A bill to implement new conflict-of-interest safeguards for federal contracting drew the attention of lobbyists at the AICPA and three Big Four firms in the second quarter of 2022, according to quarterly lobbying disclosures filed with Congress in July.
The main accounting industry trade group, along with Ernst & Young LLP, KPMG LLP, and Deloitte LLP, listed the Preventing Organizational Conflicts of Interest in Federal Acquisition Act on their lobbying activity for the months of April, May, and June. The Senate on Aug. 1 unanimously passed its version of the bill (S. 3905), sponsored by Sen. Gary Peters, a Michigan Democrat. The House version (H.R. 7602), sponsored by Rep. Carolyn Maloney, a New York Democrat, last month cleared the Committee on Oversight and Reform on a 24-17 vote.
Neither the firms nor the AICPA would immediately comment on their positions on the measure or any concerns they may have.
The bill was at least in part a response to a controversy surrounding management consulting firm McKinsey & Company’s previous overlapping work as a contractor to the Food and Drug Administration (FDA) and as a consultant to opioid manufacturers, prompting an Oversight Committee investigation. McKinsey, in an April statement in response to a report by the House panel, said it stopped advising clients on opioid-related business in 2019 and has not advised the FDA “on regulatory decisions or on specific pharmaceutical products.”

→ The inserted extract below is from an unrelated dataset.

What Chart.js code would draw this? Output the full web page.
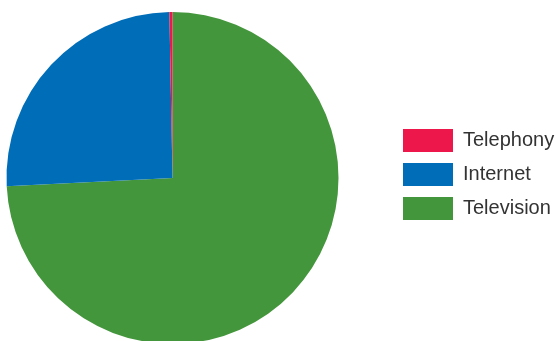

“More broadly, we understand and accept the scrutiny around our past client service to opioid manufacturers,” the firm stated. “This work, while lawful, fell short of the high standards we set for ourselves.”
In 2021, the firm reached a nearly $600 million settlement with nearly all 50 state attorneys general related to its role in the opioid crisis advising manufacturers.
The Preventing Organizational Conflicts of Interest in Federal Acquisition Act would direct the Federal Acquisition Regulatory Council to revise the Federal Acquisition Regulation to, among other things, provide executive agencies with solicitation provisions and contract clauses for avoiding conflicts “that require contractors to disclose information relevant to potential organizational conflicts of interest and limit future contracting with respect to potential conflicts of interest with the work to be performed under awarded contracts.” The bill would also direct executive agencies to update their anti-conflict procedures to implement the changes.
“Companies that receive taxpayer dollars from federal contracts should not turn around and advise clients to take actions that are against the interests of the American people,” said Peters in a statement following the Senate passage. “This bipartisan, commonsense legislation will require federal contractors to disclose any potential conflicts of interest before they are awarded a federal contract to ensure they are effectively serving taxpayers.”